The Romans built many timber-trestle bridges, one of which is described in detail in the Commentaries of Julius Caesar. Surviving Roman bridges, however, usually have a level road supported on one or more semicircular stone arches. Early examples are the bridge at Martorell near Barcelona, Spain, built about 219 bc, and the Ponte di Augusto at Rimini, Italy, from the 1st century bc. The Pont du Gard at Nîmes, France, which has three tiers of arches rising 47.2 m (155 ft) above the Gard River, spans a distance of 260.6 m (855 ft) and is probably the best-preserved example of a great Roman aqueduct; it was built in the 1st century bc. Semicircular arches were succeeded by pointed arches, generally of small span. Modern arches are often segmental or semielliptical forms that afford wide span and free waterway with moderate elevation. The bridge (1803) across the River Tweed at Kelso, Scotland, was an important semielliptical-arch bridge designed by the British engineer John Rennie.

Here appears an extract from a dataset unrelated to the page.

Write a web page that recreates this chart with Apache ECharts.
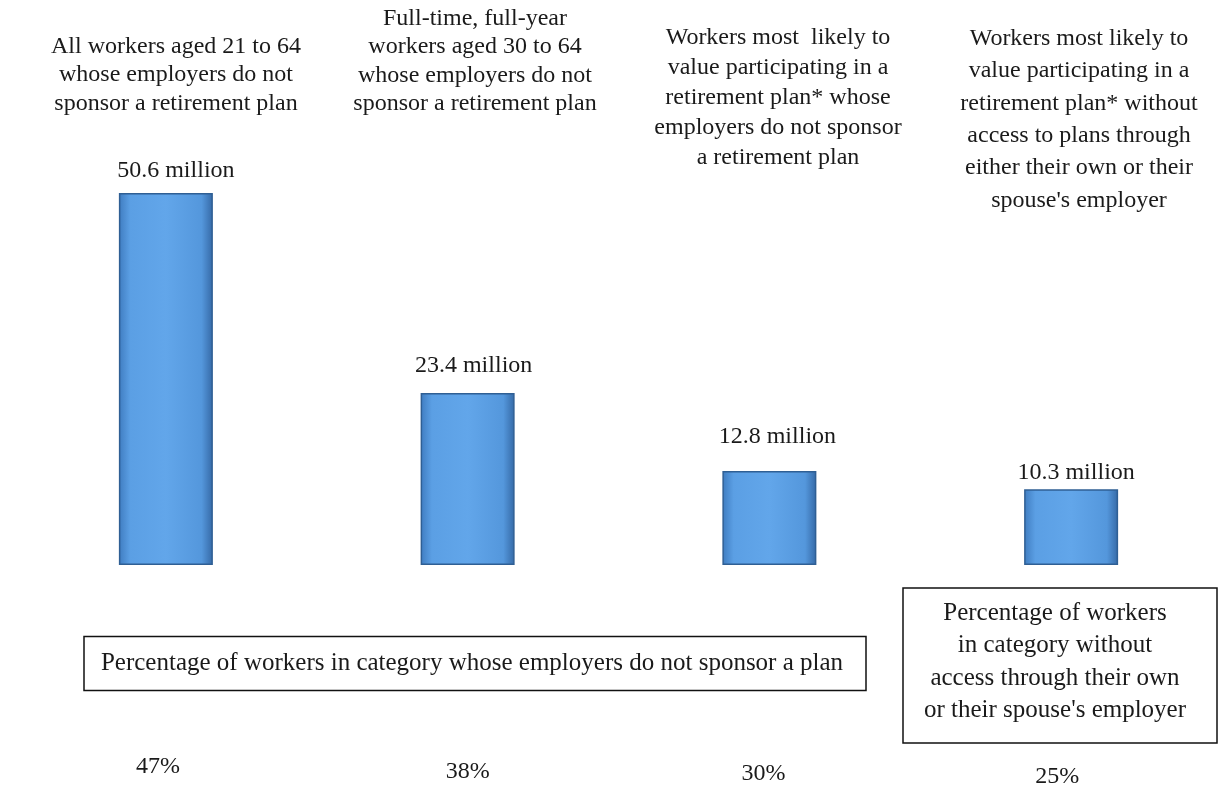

A beam, or girder, bridge is limited in span by the strength of its girders. This limitation is overcome by assembling a system of supporting members in triangles above the horizontal span girders to form trusses. Leonardo da Vinci sketched truss bridges, and the Italian architect Andrea Palladio probably built several. Two truss bridges were built in Switzerland about 1760. Truss-bridge construction, however, did not develop on a large scale until after 1840. In the United States the use of wooden trusses with iron tie-rods led to a combination cast- and wrought-iron construction about 1850 and, later, to steel trusses.

Suspension bridges, with chains laid over towers on the banks, supporting a level roadway from the chains by hanger rods, were built around 1800 in the United States and about ten years later in Britain. In 1816 the first wire-cable suspension bridge was built across the Schuylkill River at Philadelphia.

III

Modern Bridges

Modern bridges are usually identified by the construction principle used, such as cantilever, suspension, steel arch, concrete arch, masonry arch, steel truss, steel girder, or pontoon. Where provision must be made for the passage of shipping under the bridge and where it is impracticable to build the bridge high enough for complete clearance, a movable span is constructed. Notable examples of the various types of bridges are listed below.

A

Cantilever Bridges

The cantilever bridge is characterized by spans that are supported not at the ends but near the centre of the girder or truss. The Forth Bridge, across the Firth of Forth at Queensferry, Scotland, is a steel railway bridge with two main spans of 521.2 m (1,710 ft) each, erected between 1882 and 1890 by engineers John Fowler and Benjamin Baker. Total length of the bridge is more than 1.6 km (1 mi). The Quebec Bridge across the St Lawrence River, completed in 1917, has a main span of 548.6 m (1,800 ft); it carries a double-track railway and a roadway. The Carquinez Strait Bridge, near San Francisco, was completed in 1927; it has two 335.3-m (1,100-ft) spans plus 152.4 m (500 ft) anchor spans and was designed to resist damage from earthquakes. The Haora Bridge over the Hugli River at Kolkata, with a main span of 457.2 m (1,500 ft), was opened in 1943. The Greater New Orleans Bridge (1958) over the Mississippi River has a span of 480.1 m (1,575 ft).